For the three, five and 10 years ended June 30, the endowment returned an annualized 13.4%, 11.9% and 11.1%, respectively, above the respective benchmarks of 11.5%, 10.3% and 9.2%.
The endowment had returned 41.1% for the fiscal year ended June 30, 2021.
For the most recent fiscal year, the significant drop in the overall return from the previous year reflected a challenging market environment for the period. For the year ended June 30, the Russell 3000 index and Bloomberg U.S. Aggregate Bond index returned -13.9% and -10.3%, respectively, in sharp contrast to returns of 44.2% and 4.6% for the year ended June 30, 2021.
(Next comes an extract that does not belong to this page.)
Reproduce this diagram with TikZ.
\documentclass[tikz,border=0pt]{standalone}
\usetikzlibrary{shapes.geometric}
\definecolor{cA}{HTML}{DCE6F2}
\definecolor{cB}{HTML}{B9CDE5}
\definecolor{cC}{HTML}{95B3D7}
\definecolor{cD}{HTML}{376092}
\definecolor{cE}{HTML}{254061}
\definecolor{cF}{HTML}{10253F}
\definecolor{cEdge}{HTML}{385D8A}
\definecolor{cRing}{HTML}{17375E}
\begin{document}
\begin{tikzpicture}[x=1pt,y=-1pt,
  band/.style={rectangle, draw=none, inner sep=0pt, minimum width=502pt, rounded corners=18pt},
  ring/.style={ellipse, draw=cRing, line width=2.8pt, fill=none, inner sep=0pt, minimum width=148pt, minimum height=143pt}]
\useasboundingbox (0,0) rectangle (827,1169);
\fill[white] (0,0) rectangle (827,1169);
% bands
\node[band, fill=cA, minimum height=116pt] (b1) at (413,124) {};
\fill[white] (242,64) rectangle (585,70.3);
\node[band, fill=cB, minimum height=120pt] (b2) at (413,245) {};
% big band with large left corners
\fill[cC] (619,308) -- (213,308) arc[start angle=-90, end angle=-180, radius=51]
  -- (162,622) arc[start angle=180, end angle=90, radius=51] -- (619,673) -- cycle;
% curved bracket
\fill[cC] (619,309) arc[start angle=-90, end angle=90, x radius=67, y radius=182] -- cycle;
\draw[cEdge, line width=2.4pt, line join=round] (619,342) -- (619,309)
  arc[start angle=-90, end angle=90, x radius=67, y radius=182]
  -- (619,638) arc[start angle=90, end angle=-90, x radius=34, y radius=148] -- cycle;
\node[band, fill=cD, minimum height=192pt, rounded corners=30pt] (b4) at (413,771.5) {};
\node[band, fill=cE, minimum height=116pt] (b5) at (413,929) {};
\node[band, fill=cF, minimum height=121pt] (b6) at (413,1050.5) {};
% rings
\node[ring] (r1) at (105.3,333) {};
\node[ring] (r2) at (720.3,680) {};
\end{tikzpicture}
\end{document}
Among the 13 university endowments whose returns for the year ended June 30 have been tracked by Pensions & Investments as of Friday, Penn is one of five institutions that have recorded non-negative returns thus far. The median return is currently -4.1%.
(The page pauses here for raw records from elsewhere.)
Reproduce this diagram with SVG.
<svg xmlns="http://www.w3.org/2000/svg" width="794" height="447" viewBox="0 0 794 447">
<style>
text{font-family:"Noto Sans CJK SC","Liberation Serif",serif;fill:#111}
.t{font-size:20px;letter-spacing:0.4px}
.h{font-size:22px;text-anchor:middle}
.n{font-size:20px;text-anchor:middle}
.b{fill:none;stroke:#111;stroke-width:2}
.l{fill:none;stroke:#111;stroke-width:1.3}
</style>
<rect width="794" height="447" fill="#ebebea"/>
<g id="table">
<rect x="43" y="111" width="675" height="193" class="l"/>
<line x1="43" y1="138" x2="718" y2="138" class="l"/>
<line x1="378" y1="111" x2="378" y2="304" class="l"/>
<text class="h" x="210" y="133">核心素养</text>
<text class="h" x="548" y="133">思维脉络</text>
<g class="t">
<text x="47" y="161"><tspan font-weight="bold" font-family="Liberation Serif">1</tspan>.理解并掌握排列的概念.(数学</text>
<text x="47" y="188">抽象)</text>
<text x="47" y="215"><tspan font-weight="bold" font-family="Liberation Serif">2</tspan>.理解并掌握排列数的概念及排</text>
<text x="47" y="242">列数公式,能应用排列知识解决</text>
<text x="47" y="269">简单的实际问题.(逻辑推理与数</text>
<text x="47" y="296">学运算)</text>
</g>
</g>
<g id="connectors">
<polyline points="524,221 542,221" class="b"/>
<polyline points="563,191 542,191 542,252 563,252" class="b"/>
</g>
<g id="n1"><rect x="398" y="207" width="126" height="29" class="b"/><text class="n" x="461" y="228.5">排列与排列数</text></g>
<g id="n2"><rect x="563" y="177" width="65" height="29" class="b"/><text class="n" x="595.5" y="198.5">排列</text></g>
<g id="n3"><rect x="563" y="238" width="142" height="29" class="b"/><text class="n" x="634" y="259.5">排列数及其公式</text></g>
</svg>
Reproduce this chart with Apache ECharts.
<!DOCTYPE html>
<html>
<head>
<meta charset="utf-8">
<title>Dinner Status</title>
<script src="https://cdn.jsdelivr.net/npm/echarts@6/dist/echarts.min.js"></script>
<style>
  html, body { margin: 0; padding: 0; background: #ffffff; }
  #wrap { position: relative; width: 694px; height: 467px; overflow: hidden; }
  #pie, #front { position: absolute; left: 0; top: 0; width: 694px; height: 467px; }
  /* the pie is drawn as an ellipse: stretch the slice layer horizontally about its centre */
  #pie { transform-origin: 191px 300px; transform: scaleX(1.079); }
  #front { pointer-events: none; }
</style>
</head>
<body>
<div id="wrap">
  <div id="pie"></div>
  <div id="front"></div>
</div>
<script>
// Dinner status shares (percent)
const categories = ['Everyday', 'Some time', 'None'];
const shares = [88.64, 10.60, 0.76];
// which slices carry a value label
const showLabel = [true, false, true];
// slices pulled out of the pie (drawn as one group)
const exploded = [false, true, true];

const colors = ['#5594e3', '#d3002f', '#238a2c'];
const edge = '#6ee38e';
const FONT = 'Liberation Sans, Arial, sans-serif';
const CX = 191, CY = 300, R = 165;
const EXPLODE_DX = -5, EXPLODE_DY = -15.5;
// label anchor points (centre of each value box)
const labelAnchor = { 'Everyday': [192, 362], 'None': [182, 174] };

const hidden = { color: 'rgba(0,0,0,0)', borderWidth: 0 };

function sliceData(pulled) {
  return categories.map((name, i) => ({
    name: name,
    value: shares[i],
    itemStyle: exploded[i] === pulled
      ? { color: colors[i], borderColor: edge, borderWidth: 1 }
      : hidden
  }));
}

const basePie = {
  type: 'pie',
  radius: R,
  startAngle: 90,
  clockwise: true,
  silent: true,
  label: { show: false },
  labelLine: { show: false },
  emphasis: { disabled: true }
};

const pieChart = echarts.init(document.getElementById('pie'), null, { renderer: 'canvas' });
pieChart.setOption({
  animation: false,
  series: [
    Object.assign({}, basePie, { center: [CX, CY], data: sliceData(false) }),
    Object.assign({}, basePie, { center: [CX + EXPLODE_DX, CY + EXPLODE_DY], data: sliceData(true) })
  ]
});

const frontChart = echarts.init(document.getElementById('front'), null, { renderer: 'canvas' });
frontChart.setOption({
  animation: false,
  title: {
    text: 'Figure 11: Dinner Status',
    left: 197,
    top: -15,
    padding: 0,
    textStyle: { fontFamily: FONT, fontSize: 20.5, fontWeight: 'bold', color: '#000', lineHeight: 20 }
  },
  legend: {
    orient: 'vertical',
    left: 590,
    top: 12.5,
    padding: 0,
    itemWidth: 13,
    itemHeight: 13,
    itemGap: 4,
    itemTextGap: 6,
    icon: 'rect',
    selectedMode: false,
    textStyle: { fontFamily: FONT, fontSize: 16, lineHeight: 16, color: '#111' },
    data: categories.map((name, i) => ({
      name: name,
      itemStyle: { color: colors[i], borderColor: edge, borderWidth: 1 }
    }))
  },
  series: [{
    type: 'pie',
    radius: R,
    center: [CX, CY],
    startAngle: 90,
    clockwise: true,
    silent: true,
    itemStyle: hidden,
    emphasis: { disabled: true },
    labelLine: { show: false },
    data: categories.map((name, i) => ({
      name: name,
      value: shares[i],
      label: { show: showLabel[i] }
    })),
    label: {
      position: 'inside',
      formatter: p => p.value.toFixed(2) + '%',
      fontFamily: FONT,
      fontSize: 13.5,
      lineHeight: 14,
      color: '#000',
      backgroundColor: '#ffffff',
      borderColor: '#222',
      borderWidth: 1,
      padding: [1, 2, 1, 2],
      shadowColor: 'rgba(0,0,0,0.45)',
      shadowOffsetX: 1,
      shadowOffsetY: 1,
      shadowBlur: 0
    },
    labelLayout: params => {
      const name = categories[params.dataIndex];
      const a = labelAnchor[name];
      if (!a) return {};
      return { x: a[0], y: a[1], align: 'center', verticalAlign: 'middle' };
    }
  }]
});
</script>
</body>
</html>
While the report did not specify the reason for the relative strength of its latest fiscal-year return, it is likely the university's limited allocation to public markets and outsized allocation to alternative investments in the Associates Investments Fund, which holds the vast majority of Penn's endowment assets, was a benefit.
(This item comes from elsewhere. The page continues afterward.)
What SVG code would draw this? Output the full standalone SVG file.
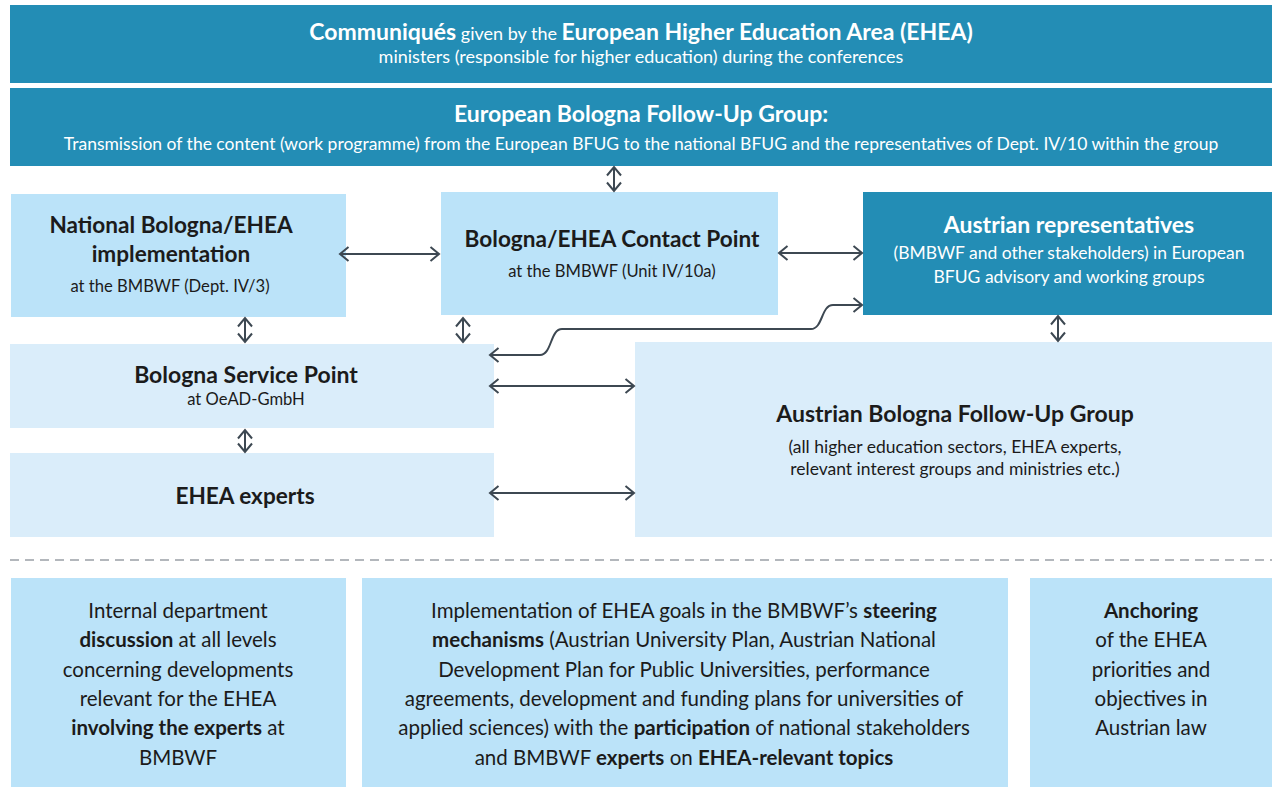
<svg xmlns="http://www.w3.org/2000/svg" width="1272" height="787" viewBox="0 0 1272 787">
<defs>
<style>
text{font-family:Lato,"Liberation Sans",sans-serif;text-anchor:middle}
.w{fill:#ffffff}
.d{fill:#1b1b1b}
.b{font-weight:700}
.h{font-size:23px;font-weight:700}
.hs{font-size:22.6px;font-weight:700}
.s{font-size:17.5px}
.s18{font-size:18px}
.ss{font-size:16.6px}
.p{font-size:20.5px}
.teal{fill:#238db5}
.lb{fill:#bbe3f9}
.xl{fill:#daedfa}
.con{fill:none;stroke:#3d4852;stroke-width:2;marker-start:url(#ah);marker-end:url(#ah)}
</style>
<marker id="ah" viewBox="-11 -9 13 18" refX="0" refY="0" markerWidth="13" markerHeight="18" markerUnits="userSpaceOnUse" orient="auto-start-reverse">
<path d="M-8.5,-7 L0,0 L-8.5,7" fill="none" stroke="#3d4852" stroke-width="2" stroke-linejoin="miter"/>
</marker>
</defs>
<rect width="1272" height="787" fill="#ffffff"/>

<g id="communiques">
<rect class="teal" x="10" y="5" width="1262" height="78"/>
<text class="w" x="641" y="40"><tspan class="h">Communiqués</tspan><tspan class="s18"> given by the </tspan><tspan class="h">European Higher Education Area (EHEA)</tspan></text>
<text class="w s18" x="641" y="63">ministers (responsible for higher education) during the conferences</text>
</g>

<g id="european-bfug">
<rect class="teal" x="10" y="88" width="1262" height="78"/>
<text class="w h" x="641" y="122">European Bologna Follow-Up Group:</text>
<text class="w s" x="641" y="150">Transmission of the content (work programme) from the European BFUG to the national BFUG and the representatives of Dept. IV/10 within the group</text>
</g>

<g id="national">
<rect class="lb" x="11" y="194" width="335" height="123"/>
<text class="d hs" x="171" y="233">National Bologna/EHEA</text>
<text class="d hs" x="171" y="262">implementation</text>
<text class="d ss" x="170" y="292">at the BMBWF (Dept. IV/3)</text>
</g>

<g id="contact-point">
<rect class="lb" x="441" y="192" width="337" height="123"/>
<text class="d hs" x="612" y="247">Bologna/EHEA Contact Point</text>
<text class="d ss" x="612" y="277">at the BMBWF (Unit IV/10a)</text>
</g>

<g id="austrian-representatives">
<rect class="teal" x="863" y="192" width="409" height="123"/>
<text class="w h" x="1069" y="233">Austrian representatives</text>
<text class="w s" x="1069" y="259">(BMBWF and other stakeholders) in European</text>
<text class="w s" x="1069" y="283">BFUG advisory and working groups</text>
</g>

<g id="service-point">
<rect class="xl" x="10" y="344" width="484" height="84"/>
<text class="d h" x="246" y="383">Bologna Service Point</text>
<text class="d ss" x="246" y="405">at OeAD-GmbH</text>
</g>

<g id="ehea-experts">
<rect class="xl" x="10" y="453" width="484" height="84"/>
<text class="d hs" x="245" y="504">EHEA experts</text>
</g>

<g id="austrian-bfug">
<rect class="xl" x="635" y="342" width="637" height="195"/>
<text class="d h" x="955" y="422">Austrian Bologna Follow-Up Group</text>
<text class="d s" x="955" y="453">(all higher education sectors, EHEA experts,</text>
<text class="d s" x="955" y="475">relevant interest groups and ministries etc.)</text>
</g>

<g id="connectors">
<line class="con" x1="614" y1="167" x2="614" y2="191"/>
<line class="con" x1="340" y1="254" x2="439" y2="254"/>
<line class="con" x1="779" y1="253" x2="862" y2="253"/>
<line class="con" x1="245" y1="318" x2="245" y2="342"/>
<line class="con" x1="463" y1="318" x2="463" y2="342"/>
<path class="con" d="M862 305 H833 C821 305 823 329 811 329 H562 C550 329 552 355 540 355 H490"/>
<line class="con" x1="490" y1="386" x2="634" y2="386"/>
<line class="con" x1="245" y1="430" x2="245" y2="452"/>
<line class="con" x1="490" y1="493" x2="634" y2="493"/>
<line class="con" x1="1058" y1="316" x2="1058" y2="341"/>
</g>

<line id="separator" x1="10" y1="560" x2="1272" y2="560" stroke="#9aa0a6" stroke-width="1.3" stroke-dasharray="9 6"/>

<g id="internal-discussion">
<rect class="lb" x="11" y="578" width="335" height="209"/>
<text class="d p" x="178" y="618">Internal department</text>
<text class="d p" x="178" y="647"><tspan class="b">discussion</tspan> at all levels</text>
<text class="d p" x="178" y="677">concerning developments</text>
<text class="d p" x="178" y="706">relevant for the EHEA</text>
<text class="d p" x="178" y="735"><tspan class="b">involving the experts</tspan> at</text>
<text class="d p" x="178" y="765">BMBWF</text>
</g>

<g id="steering-mechanisms">
<rect class="lb" x="362" y="578" width="646" height="209"/>
<text class="d p" x="684" y="618">Implementation of EHEA goals in the BMBWF’s <tspan class="b">steering</tspan></text>
<text class="d p" x="684" y="647"><tspan class="b">mechanisms</tspan> (Austrian University Plan, Austrian National</text>
<text class="d p" x="684" y="677">Development Plan for Public Universities, performance</text>
<text class="d p" x="684" y="706">agreements, development and funding plans for universities of</text>
<text class="d p" x="684" y="735">applied sciences) with the <tspan class="b">participation</tspan> of national stakeholders</text>
<text class="d p" x="684" y="765">and BMBWF <tspan class="b">experts</tspan> on <tspan class="b">EHEA-relevant topics</tspan></text>
</g>

<g id="anchoring">
<rect class="lb" x="1030" y="578" width="242" height="209"/>
<text class="d p b" x="1151" y="618">Anchoring</text>
<text class="d p" x="1151" y="647">of the EHEA</text>
<text class="d p" x="1151" y="677">priorities and</text>
<text class="d p" x="1151" y="706">objectives in</text>
<text class="d p" x="1151" y="735">Austrian law</text>
</g>
</svg>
The university's new annual report published on Thursday includes an actual allocation of Penn's $22.4 billion in investments, which includes the Associated Investments Fund as of June 30.
The actual allocation was 35.2% private equity, 19.3% absolute return, 8.5% domestic equities, 6.6% real estate, 6.5% emerging markets equities, 5.9% each international equities and short-term investments, 5.1% natural resources, 3.8% U.S. Treasuries, 1.9% split-interest agreements, 1.1% corporate fixed income and 0.2% derivative instruments.
The report did not specify whether the returns were gross or net of fees, nor were returns by asset class provided.
University spokeswoman Amanda Mott could immediately provide further information.